[Data]:
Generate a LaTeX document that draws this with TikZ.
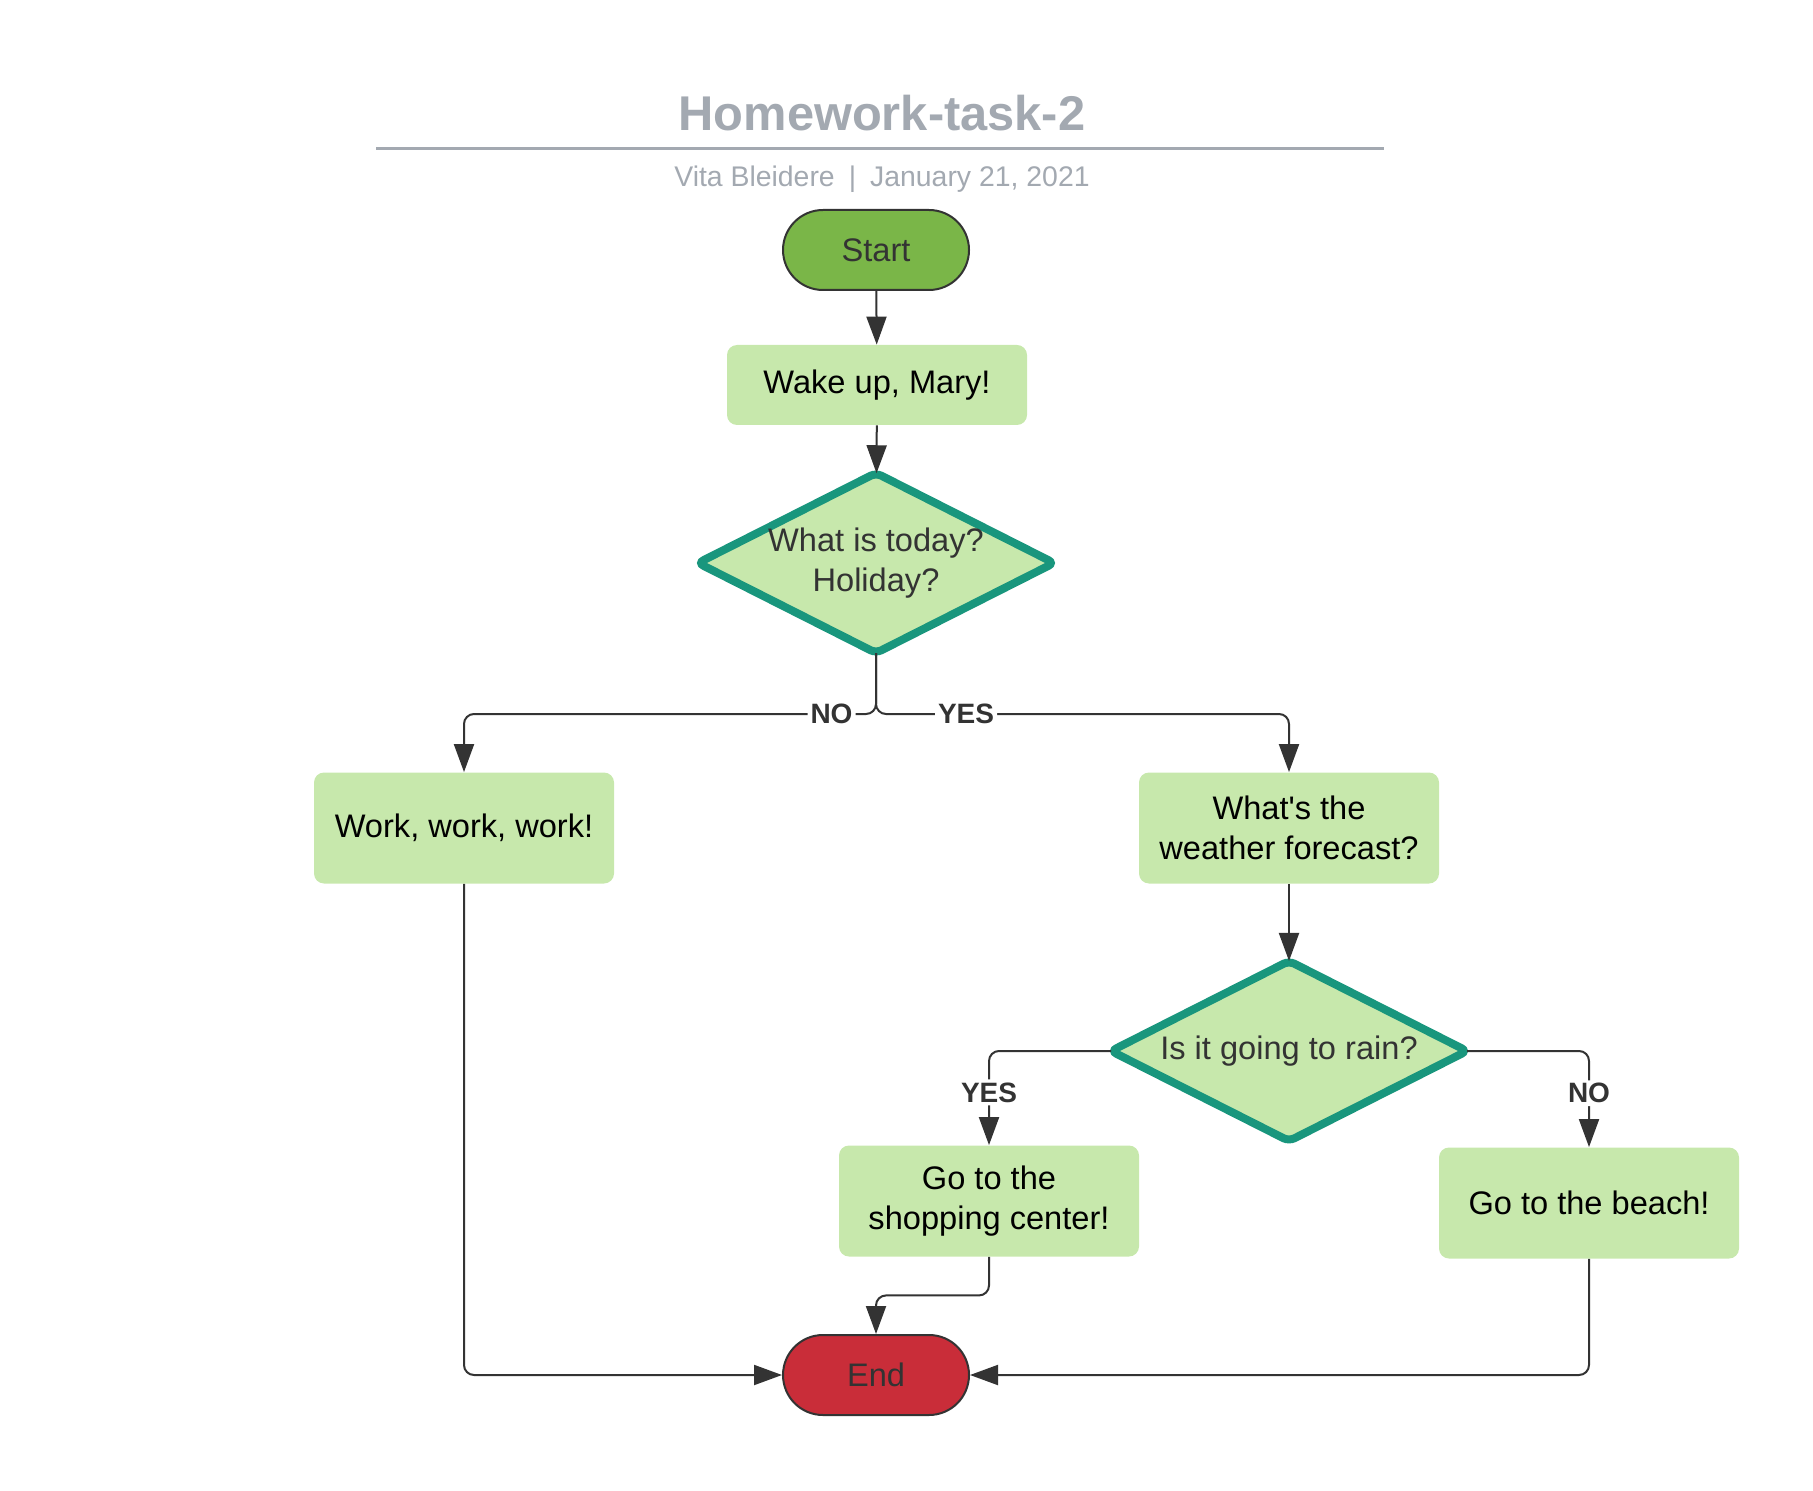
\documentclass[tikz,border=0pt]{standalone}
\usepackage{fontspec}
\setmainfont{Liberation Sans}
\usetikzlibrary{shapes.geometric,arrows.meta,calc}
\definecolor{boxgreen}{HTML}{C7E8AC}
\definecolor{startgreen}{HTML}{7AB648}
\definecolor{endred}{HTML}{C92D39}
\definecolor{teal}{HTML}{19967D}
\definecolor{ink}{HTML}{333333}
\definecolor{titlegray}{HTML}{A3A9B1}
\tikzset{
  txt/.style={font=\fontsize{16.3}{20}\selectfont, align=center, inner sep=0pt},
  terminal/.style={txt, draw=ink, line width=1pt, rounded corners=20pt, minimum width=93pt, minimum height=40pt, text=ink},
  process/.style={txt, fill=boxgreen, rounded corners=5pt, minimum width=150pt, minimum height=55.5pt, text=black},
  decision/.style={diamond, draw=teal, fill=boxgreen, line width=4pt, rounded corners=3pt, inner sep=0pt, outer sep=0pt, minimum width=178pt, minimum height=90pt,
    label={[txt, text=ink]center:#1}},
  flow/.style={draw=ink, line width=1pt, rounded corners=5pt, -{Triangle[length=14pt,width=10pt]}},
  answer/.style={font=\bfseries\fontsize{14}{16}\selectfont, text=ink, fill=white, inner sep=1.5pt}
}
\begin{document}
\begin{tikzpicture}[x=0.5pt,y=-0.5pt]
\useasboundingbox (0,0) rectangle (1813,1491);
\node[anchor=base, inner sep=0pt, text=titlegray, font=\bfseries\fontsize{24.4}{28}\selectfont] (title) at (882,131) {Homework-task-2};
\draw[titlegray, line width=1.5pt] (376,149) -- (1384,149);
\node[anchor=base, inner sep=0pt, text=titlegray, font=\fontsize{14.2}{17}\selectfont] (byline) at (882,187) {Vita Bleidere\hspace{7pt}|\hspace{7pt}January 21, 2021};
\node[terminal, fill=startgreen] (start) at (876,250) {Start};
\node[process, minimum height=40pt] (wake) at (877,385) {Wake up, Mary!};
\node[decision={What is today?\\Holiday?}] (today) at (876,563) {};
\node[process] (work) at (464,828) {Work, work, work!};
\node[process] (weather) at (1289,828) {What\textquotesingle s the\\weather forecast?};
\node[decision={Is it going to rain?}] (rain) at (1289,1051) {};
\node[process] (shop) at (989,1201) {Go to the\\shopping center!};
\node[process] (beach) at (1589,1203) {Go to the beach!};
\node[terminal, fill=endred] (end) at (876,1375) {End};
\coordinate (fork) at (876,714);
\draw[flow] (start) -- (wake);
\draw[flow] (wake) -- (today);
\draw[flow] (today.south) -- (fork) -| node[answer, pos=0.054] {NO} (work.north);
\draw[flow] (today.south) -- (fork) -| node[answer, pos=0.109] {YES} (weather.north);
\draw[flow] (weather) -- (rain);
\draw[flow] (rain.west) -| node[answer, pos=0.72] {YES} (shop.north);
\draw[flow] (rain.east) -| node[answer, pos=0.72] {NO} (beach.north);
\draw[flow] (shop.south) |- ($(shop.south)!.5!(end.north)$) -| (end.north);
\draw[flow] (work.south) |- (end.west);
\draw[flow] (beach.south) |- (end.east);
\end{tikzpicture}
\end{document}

[Short task]: Except for the pictures, copy the material above exactly.

[Task response]:
Generate a LaTeX document that draws this with TikZ.
\documentclass[tikz,border=0pt]{standalone}
\usepackage{fontspec}
\setmainfont{Liberation Sans}
\usetikzlibrary{shapes.geometric,arrows.meta,calc}
\definecolor{boxgreen}{HTML}{C7E8AC}
\definecolor{startgreen}{HTML}{7AB648}
\definecolor{endred}{HTML}{C92D39}
\definecolor{teal}{HTML}{19967D}
\definecolor{ink}{HTML}{333333}
\definecolor{titlegray}{HTML}{A3A9B1}
\tikzset{
  txt/.style={font=\fontsize{16.3}{20}\selectfont, align=center, inner sep=0pt},
  terminal/.style={txt, draw=ink, line width=1pt, rounded corners=20pt, minimum width=93pt, minimum height=40pt, text=ink},
  process/.style={txt, fill=boxgreen, rounded corners=5pt, minimum width=150pt, minimum height=55.5pt, text=black},
  decision/.style={diamond, draw=teal, fill=boxgreen, line width=4pt, rounded corners=3pt, inner sep=0pt, outer sep=0pt, minimum width=178pt, minimum height=90pt,
    label={[txt, text=ink]center:#1}},
  flow/.style={draw=ink, line width=1pt, rounded corners=5pt, -{Triangle[length=14pt,width=10pt]}},
  answer/.style={font=\bfseries\fontsize{14}{16}\selectfont, text=ink, fill=white, inner sep=1.5pt}
}
\begin{document}
\begin{tikzpicture}[x=0.5pt,y=-0.5pt]
\useasboundingbox (0,0) rectangle (1813,1491);
\node[anchor=base, inner sep=0pt, text=titlegray, font=\bfseries\fontsize{24.4}{28}\selectfont] (title) at (882,131) {Homework-task-2};
\draw[titlegray, line width=1.5pt] (376,149) -- (1384,149);
\node[anchor=base, inner sep=0pt, text=titlegray, font=\fontsize{14.2}{17}\selectfont] (byline) at (882,187) {Vita Bleidere\hspace{7pt}|\hspace{7pt}January 21, 2021};
\node[terminal, fill=startgreen] (start) at (876,250) {Start};
\node[process, minimum height=40pt] (wake) at (877,385) {Wake up, Mary!};
\node[decision={What is today?\\Holiday?}] (today) at (876,563) {};
\node[process] (work) at (464,828) {Work, work, work!};
\node[process] (weather) at (1289,828) {What\textquotesingle s the\\weather forecast?};
\node[decision={Is it going to rain?}] (rain) at (1289,1051) {};
\node[process] (shop) at (989,1201) {Go to the\\shopping center!};
\node[process] (beach) at (1589,1203) {Go to the beach!};
\node[terminal, fill=endred] (end) at (876,1375) {End};
\coordinate (fork) at (876,714);
\draw[flow] (start) -- (wake);
\draw[flow] (wake) -- (today);
\draw[flow] (today.south) -- (fork) -| node[answer, pos=0.054] {NO} (work.north);
\draw[flow] (today.south) -- (fork) -| node[answer, pos=0.109] {YES} (weather.north);
\draw[flow] (weather) -- (rain);
\draw[flow] (rain.west) -| node[answer, pos=0.72] {YES} (shop.north);
\draw[flow] (rain.east) -| node[answer, pos=0.72] {NO} (beach.north);
\draw[flow] (shop.south) |- ($(shop.south)!.5!(end.north)$) -| (end.north);
\draw[flow] (work.south) |- (end.west);
\draw[flow] (beach.south) |- (end.east);
\end{tikzpicture}
\end{document}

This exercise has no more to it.